NORTHWESTERN economic development agencies and local governments have created a common website designed as the door leading to information about planned industrial projects and resulting economic opportunities.

“It contains the basic information,” explained Evan van Dyk from the Terrace Economic Development Authority.

“Once you are in, you can go to any particular site for more information on a project. This is really meant to give you the basics about what is going to happen in the region,” he said.

The www.investnorthwestbc.ca project began after van Dyk, after having a casual conversation with several local business owners, realized there was no one central website providing an easy reference location for major industrial projects.

“So this is really for someone living here as much as it is for an investor from elsewhere,” he said. Van Dyk said the region is poised to take part in a major economic boom and that it’s important to make available consistent information.

“Next up, next year, we foresee a job board for every company and a community page for each community,” he added.

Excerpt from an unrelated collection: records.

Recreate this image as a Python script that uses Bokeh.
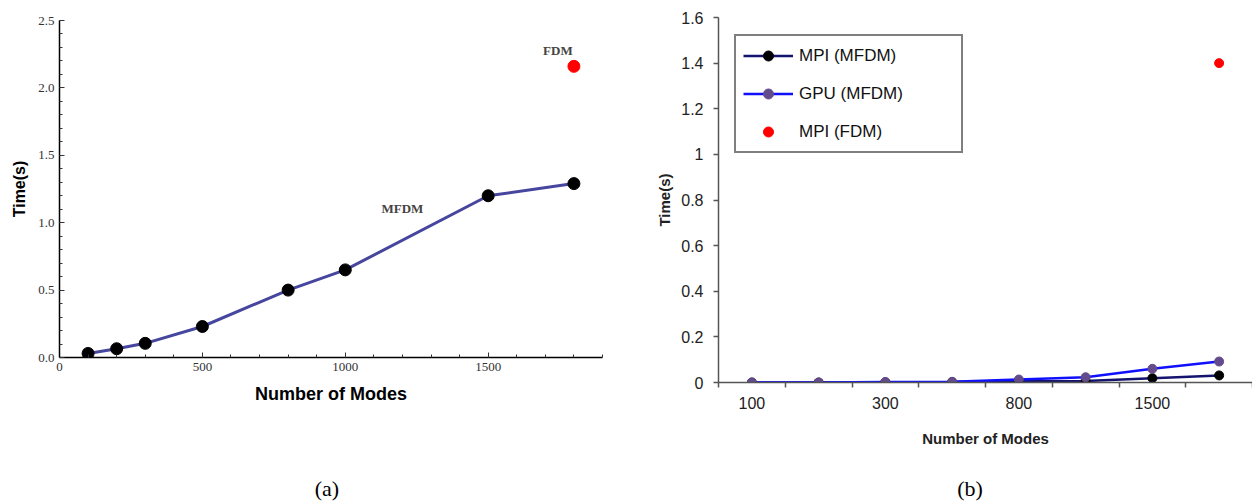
import numpy as np
from bokeh.plotting import figure
from bokeh.layouts import row, column
from bokeh.models import Label, Legend, LegendItem, FixedTicker, CustomJSTickFormatter, Div
from bokeh.embed import file_html
from bokeh.resources import INLINE

# ---------------- data: panel (a) ----------------
modes_a = [100, 200, 300, 500, 800, 1000, 1500, 1800]
time_mfdm_a = [0.03, 0.065, 0.105, 0.23, 0.50, 0.65, 1.20, 1.29]
fdm_mode_a = [1800]
time_fdm_a = [2.16]
x_ticks_a = [0, 500, 1000, 1500]
y_ticks_a = [0.0, 0.5, 1.0, 1.5, 2.0, 2.5]

# ---------------- data: panel (b) ----------------
modes_b = ["100", "200", "300", "500", "800", "1000", "1500", "1800"]
shown_b = ["100", "300", "800", "1500"]
mpi_mfdm_b = [0.0, 0.0, 0.001, 0.002, 0.005, 0.007, 0.019, 0.031]
gpu_mfdm_b = [0.0, 0.0, 0.002, 0.003, 0.013, 0.023, 0.060, 0.092]
fdm_mode_b = ["1800"]
mpi_fdm_b = [1.40]
y_ticks_b = [0.0, 0.2, 0.4, 0.6, 0.8, 1.0, 1.2, 1.4, 1.6]

captions = ["(a)", "(b)"]

SERIF = "Liberation Serif"
SANS = "Liberation Sans"
FIG_H = 476

# ================= panel (a) =================
p1 = figure(width=620, height=FIG_H, x_range=(0, 1900), y_range=(0, 2.5),
            output_backend="svg", toolbar_location=None,
            min_border_left=59, min_border_right=18, min_border_top=20,
            min_border_bottom=FIG_H - 357)
p1.frame_align = False
p1.outline_line_color = None
p1.grid.visible = False

p1.line(modes_a, time_mfdm_a, line_color="#46469e", line_width=3)
p1.scatter(modes_a, time_mfdm_a, size=12, fill_color="black", line_color="black")
p1.scatter(fdm_mode_a, time_fdm_a, size=12, fill_color="#ff0000", line_color="#ff0000")

p1.xaxis.ticker = FixedTicker(ticks=x_ticks_a, minor_ticks=list(np.arange(0, 1901, 100)))
p1.yaxis.ticker = FixedTicker(ticks=y_ticks_a, minor_ticks=list(np.round(np.arange(0, 2.51, 0.1), 2)))
for ax in (p1.xaxis[0], p1.yaxis[0]):
    ax.axis_line_color = "black"
    ax.axis_line_width = 1.5
    ax.major_tick_in = 5
    ax.major_tick_out = 0
    ax.minor_tick_in = 3
    ax.minor_tick_out = 0
    ax.major_tick_line_color = "#333333"
    ax.minor_tick_line_color = "#333333"
    ax.major_label_text_font = SERIF
    ax.major_label_text_font_size = "13px"
    ax.major_label_text_color = "#333333"
    ax.axis_label_text_font = SANS
    ax.axis_label_text_font_style = "bold"
    ax.axis_label_text_color = "black"
p1.yaxis.formatter = CustomJSTickFormatter(code="return tick.toFixed(1);")
p1.xaxis.axis_label = "Number of Modes"
p1.xaxis.axis_label_text_font_size = "18px"
p1.xaxis.major_label_standoff = 5
p1.xaxis.axis_label_standoff = 10
p1.yaxis.axis_label = "Time(s)"
p1.yaxis.axis_label_text_font_size = "16px"
p1.yaxis.major_label_standoff = 5
p1.yaxis.axis_label_standoff = 7

p1.add_layout(Label(x=fdm_mode_a[0], y=time_fdm_a[0], x_offset=-16, y_offset=16,
                    text="FDM", text_align="center", text_baseline="middle",
                    text_font=SERIF, text_font_style="bold", text_font_size="13px"))
p1.add_layout(Label(x=1200, y=1.105, text="MFDM", text_align="center",
                    text_baseline="middle", text_font=SERIF, text_font_style="bold",
                    text_font_size="13px"))

# ================= panel (b) =================
x_b = [i + 1 for i in range(len(modes_b))]
x_fdm_b = [modes_b.index(m) + 1 for m in fdm_mode_b]

p2 = figure(width=632, height=FIG_H, x_range=(0.5, len(modes_b) + 0.5), y_range=(0, 1.6),
            output_backend="svg", toolbar_location=None,
            min_border_left=98, min_border_right=0, min_border_top=17,
            min_border_bottom=FIG_H - 382)
p2.frame_align = False
p2.outline_line_color = None
p2.grid.visible = False

r_mpi_l = p2.line(x_b, mpi_mfdm_b, line_color="#14146e", line_width=2.5)
r_gpu_l = p2.line(x_b, gpu_mfdm_b, line_color="#1010ff", line_width=2.5)
r_mpi_s = p2.scatter(x_b, mpi_mfdm_b, size=9, fill_color="black", line_color="black")
r_gpu_s = p2.scatter(x_b, gpu_mfdm_b, size=9, fill_color="#634b8c", line_color="#634b8c")
r_fdm = p2.scatter(x_fdm_b, mpi_fdm_b, size=9, fill_color="#ff0000", line_color="#ff0000")

p2.xaxis.ticker = FixedTicker(ticks=[modes_b.index(m) + 1 for m in shown_b],
                              minor_ticks=[i + 0.5 for i in range(len(modes_b) + 1)])
p2.xaxis.major_label_overrides = {modes_b.index(m) + 1: m for m in shown_b}
p2.yaxis.ticker = FixedTicker(ticks=y_ticks_b)
p2.yaxis.formatter = CustomJSTickFormatter(code="return tick.toFixed(1).replace(/\\.0$/, '');")
for ax in (p2.xaxis[0], p2.yaxis[0]):
    ax.axis_line_color = "#555555"
    ax.axis_line_width = 1.5
    ax.major_tick_line_color = "#555555"
    ax.minor_tick_line_color = "#555555"
    ax.minor_tick_line_width = 1.5
    ax.major_tick_line_width = 1.5
    ax.major_label_text_font = SANS
    ax.major_label_text_font_size = "16px"
    ax.major_label_text_color = "#222222"
    ax.axis_label_text_font = SANS
    ax.axis_label_text_font_style = "bold"
    ax.axis_label_text_font_size = "15px"
    ax.axis_label_text_color = "#222222"
p2.xaxis.major_tick_in = 0
p2.xaxis.major_tick_out = 0
p2.xaxis.minor_tick_in = 0
p2.xaxis.minor_tick_out = 5
p2.xaxis.major_label_standoff = 9
p2.xaxis.axis_label = "Number of Modes"
p2.xaxis.axis_label_standoff = 18
p2.yaxis.major_tick_in = 0
p2.yaxis.major_tick_out = 5
p2.yaxis.minor_tick_line_color = None
p2.yaxis.major_label_standoff = 10
p2.yaxis.axis_label = "Time(s)"
p2.yaxis.axis_label_standoff = 5

legend = Legend(items=[
    LegendItem(label="MPI (MFDM)", renderers=[r_mpi_l, r_mpi_s]),
    LegendItem(label="GPU (MFDM)", renderers=[r_gpu_l, r_gpu_s]),
    LegendItem(label="MPI (FDM)", renderers=[r_fdm]),
], location=(16, 229))
legend.border_line_color = "black"
legend.border_line_width = 2
legend.background_fill_color = "white"
legend.background_fill_alpha = 1
legend.padding = 7
legend.spacing = 13
legend.glyph_width = 50
legend.glyph_height = 25
legend.label_height = 25
legend.label_width = 155
legend.label_standoff = 6
legend.margin = 0
legend.label_text_font = SANS
legend.label_text_font_size = "17px"
legend.label_text_color = "#111111"
p2.add_layout(legend)

# ================= captions =================
def caption(text, width, pad_left):
    return Div(text=text, width=width, height=26, margin=0,
               styles={"text-align": "center", "font-family": "'Liberation Serif', serif",
                       "font-size": "22px", "line-height": "26px",
                       "padding-left": f"{pad_left}px", "box-sizing": "border-box",
                       "color": "black"})

cap_a = caption(captions[0], 620, 34)
cap_b = caption(captions[1], 632, 68)

layout = column(row(p1, p2), row(cap_a, cap_b))
open("out.html", "w").write(file_html(layout, INLINE))
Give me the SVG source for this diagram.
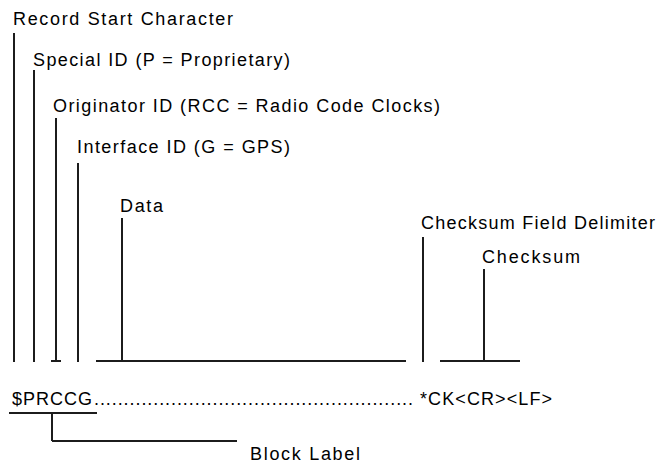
<svg xmlns="http://www.w3.org/2000/svg" width="657" height="463" viewBox="0 0 657 463">
<style>
text{font-family:"Liberation Sans",Arial,sans-serif;font-size:18px;fill:#000}
.ln{stroke:#1c1c1c;stroke-width:2;fill:none;stroke-linecap:butt}
</style>
<rect width="657" height="463" fill="#fff"/>
<g id="record-start"><text x="13" y="25" textLength="220" lengthAdjust="spacing">Record Start Character</text></g>
<g id="special-id"><text x="33" y="66" textLength="257" lengthAdjust="spacing">Special ID (P = Proprietary)</text></g>
<g id="originator-id"><text x="53" y="112" textLength="387" lengthAdjust="spacing">Originator ID (RCC = Radio Code Clocks)</text></g>
<g id="interface-id"><text x="77" y="153" textLength="213" lengthAdjust="spacing">Interface ID (G = GPS)</text></g>
<g id="data"><text x="120" y="212" textLength="43" lengthAdjust="spacing">Data</text></g>
<g id="checksum-delim"><text x="421" y="229" textLength="234" lengthAdjust="spacing">Checksum Field Delimiter</text></g>
<g id="checksum"><text x="482" y="263" textLength="98" lengthAdjust="spacing">Checksum</text></g>
<g id="sentence">
<text x="12" y="405" textLength="80" lengthAdjust="spacing">$PRCCG</text>
<text x="94" y="405" textLength="319" lengthAdjust="spacing">......................................................</text>
<text x="420" y="405" textLength="132" lengthAdjust="spacing">*CK&lt;CR&gt;&lt;LF&gt;</text>
</g>
<g id="block-label"><text x="250" y="460" textLength="110" lengthAdjust="spacing">Block Label</text></g>
<g id="connectors" class="ln">
<line x1="14" y1="33" x2="14" y2="362"/>
<line x1="34" y1="70" x2="34" y2="362"/>
<line x1="56" y1="118" x2="56" y2="361"/>
<line x1="51" y1="361" x2="61" y2="361"/>
<line x1="78" y1="163" x2="78" y2="362"/>
<line x1="122" y1="218" x2="122" y2="361"/>
<line x1="96" y1="361" x2="406" y2="361"/>
<line x1="423" y1="237" x2="423" y2="362"/>
<line x1="484" y1="269" x2="484" y2="361"/>
<line x1="440" y1="361" x2="520" y2="361"/>
<line x1="9" y1="413" x2="97" y2="413"/>
<line x1="52" y1="413" x2="52" y2="441"/>
<line x1="52" y1="441" x2="237" y2="441"/>
</g>
</svg>
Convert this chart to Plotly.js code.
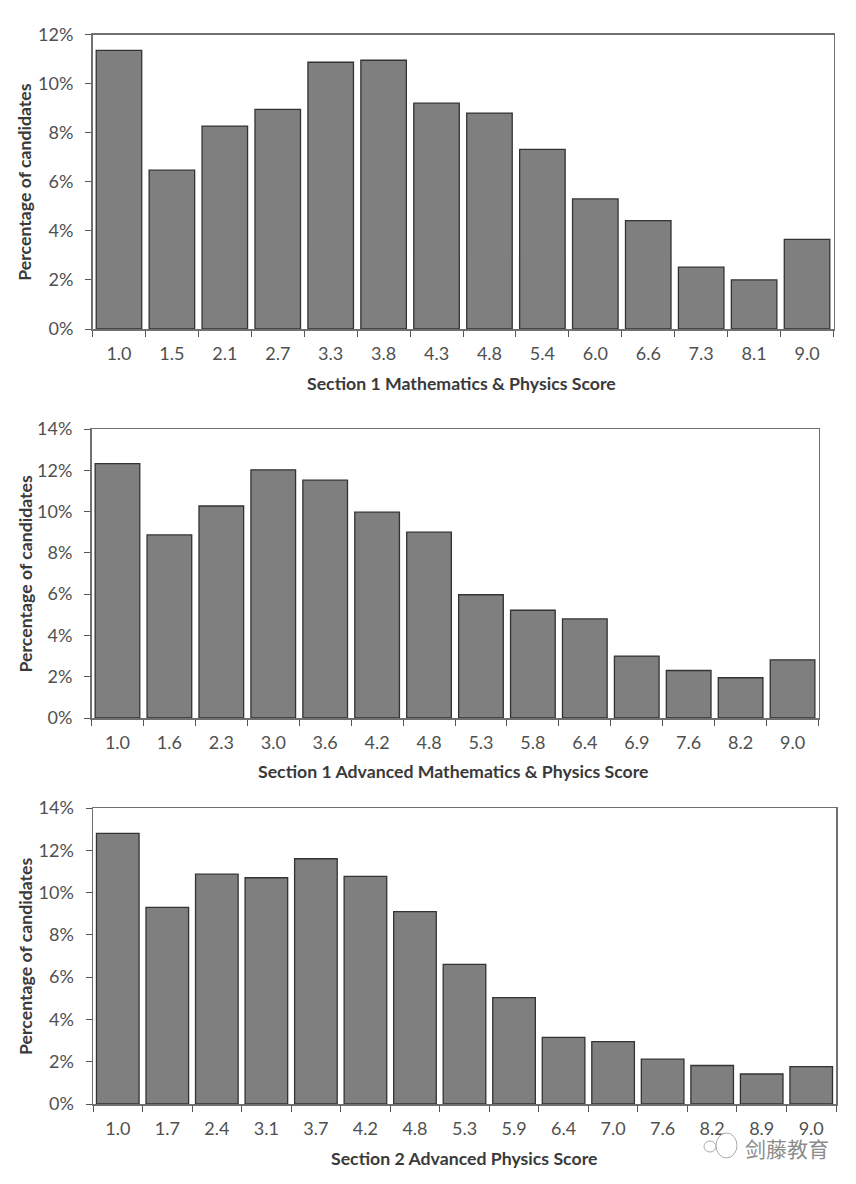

The theme of a regional cooperative approach coming from the central website was taken up by Alex Pietralla from the Kitimat-Terrace Industrial Development Society. “What’s going to happen here is going to be large, very large,” he said. “We can do so much more if we are together. If are not, we are all going to miss some of the opportunities coming our way.”

Pietralla says Terrace has a future in building on a foundation of being a services hub for the region.

Along with the City of Terrace, the Terrace Economic Development Authority and the Kitimat-Terrace Industrial Development Society, economic development agencies in Prince Rupert and Kitimat and Haida Gwaii and governments in Stewart, Hazelton, New Hazelton and Smithers are taking part. Grants were received from the Northern Development Initiatives Trust and the federal government’s foreign affairs and international trade department.